“這……”張三豐微微皺眉,他察覺到任盈盈對這個麵具神秘人有一種異樣的情愫,心中頓時有些不快,畢竟她名義上已經是宋青書的未婚妻了,這個時候卻和其他男人曖昧不清……
“又是一個出身魔教的妖女。”張三豐暗暗歎了一口氣,他本來對正邪之分看得並不那麼重,怎料當初自己最疼愛的弟子張翠山因為愛上了天鷹教的殷素素,弄得俞岱岩殘廢,張翠山自刎,白發人送黑發人,傷心之餘難免對魔教中人沒什麼好感。
不過張三豐畢竟是活了一百年的人物,心思很快便豁達起來:這個小姑娘當著我的麵都敢主動表露真實心意,看來她與青書的婚事恐怕是身不由己,魔教女子,果然是敢愛敢恨,當年我若有這般勇氣……
摸了摸懷中那對少林鐵羅漢,張三豐不禁回憶起少年時代一樁舊事,心中反倒對任盈盈有了一絲敬佩之意。
“既然如此,那貧道就不越俎代庖了。”張三豐微微一笑,伸手輕輕一推,任盈盈整個人又回到了宋青書懷中。
“你……”宋青書看著懷中的佳人,整兒一愣一愣的。
“噓!不要說話。”任盈盈櫻唇微張,對他悄悄比著口型。
宋青書雖不知道她什麼意思,不過也沒有繼續追問,一想到她體內寒毒若是長時間沒有外力鎮壓,恐怕卷土重來之時反而更加嚴重,連忙替她祛除寒毒起來。
“這人,怎麼……怎麼又把手放人家小腹上!”任盈盈.滿臉通紅,羞憤得差點直跺腳起來。
宋青書隻是出於習慣而已,放上去後突然察覺到包括張三豐在內的所有人詭異的目光,方才反應過來,不過他骨子裡本來就有些率性而為的基因,再想到任盈盈本來就是自己未婚妻,也就放棄了收回手的打算。
“施主究竟還比不比了?”見宋青書居然開始給任盈盈治療寒毒起來,虛竹忍不住皺了皺眉頭,若不是忌憚一旁的張三豐,他說不定早就衝過去了。

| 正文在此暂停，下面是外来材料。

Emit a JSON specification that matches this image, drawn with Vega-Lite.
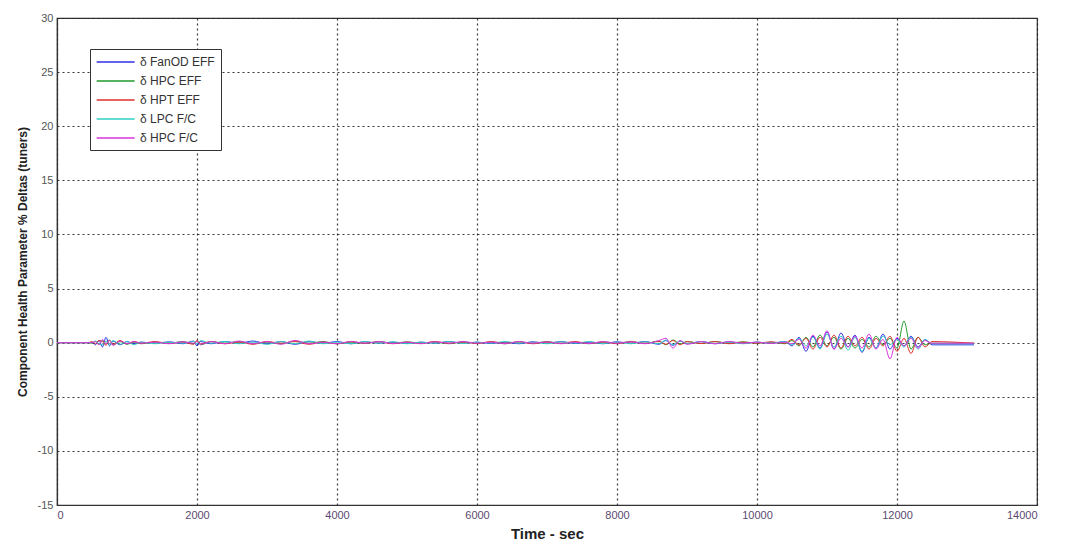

見宋青書自然地將手放在任盈盈那等私密之地,任盈盈卻沒有絲毫生氣的意思,張三豐心中一歎:果然如此,也罷,貧道就好人做到底。
“這位居士正在替任姑娘療傷,恐怕不方便動武,三位大師可否給貧道一分薄麵,今日之事暫且作罷?”
虛竹神色一凜,急忙回頭往方證玄澄看去,他武功雖高,但在寺中畢竟輩分太低,出門在外,自然得遵循二人的意思。
“這……”方證大師一臉為難,“若是其他事情,張真人開口了,自當從命,隻是這次關係到易……”
還未說完,玄澄便中途打斷道:“貧僧平日裡在寺中修煉少林七十二絕技,多有不解的地方,早就想請教張真人,隻可惜真人這些年來一直閉關不出。今日有幸得遇真人,還望真人不吝解惑。”
張三豐微微一愣,心想你學七十二絕技有疑惑,不問寺中高僧,問我乾什麼?不過他很快反應過來,對方這是暗諷他昔日曾為少林叛徒,偷學了少林七十二絕技,方才創下了偌大的武當派。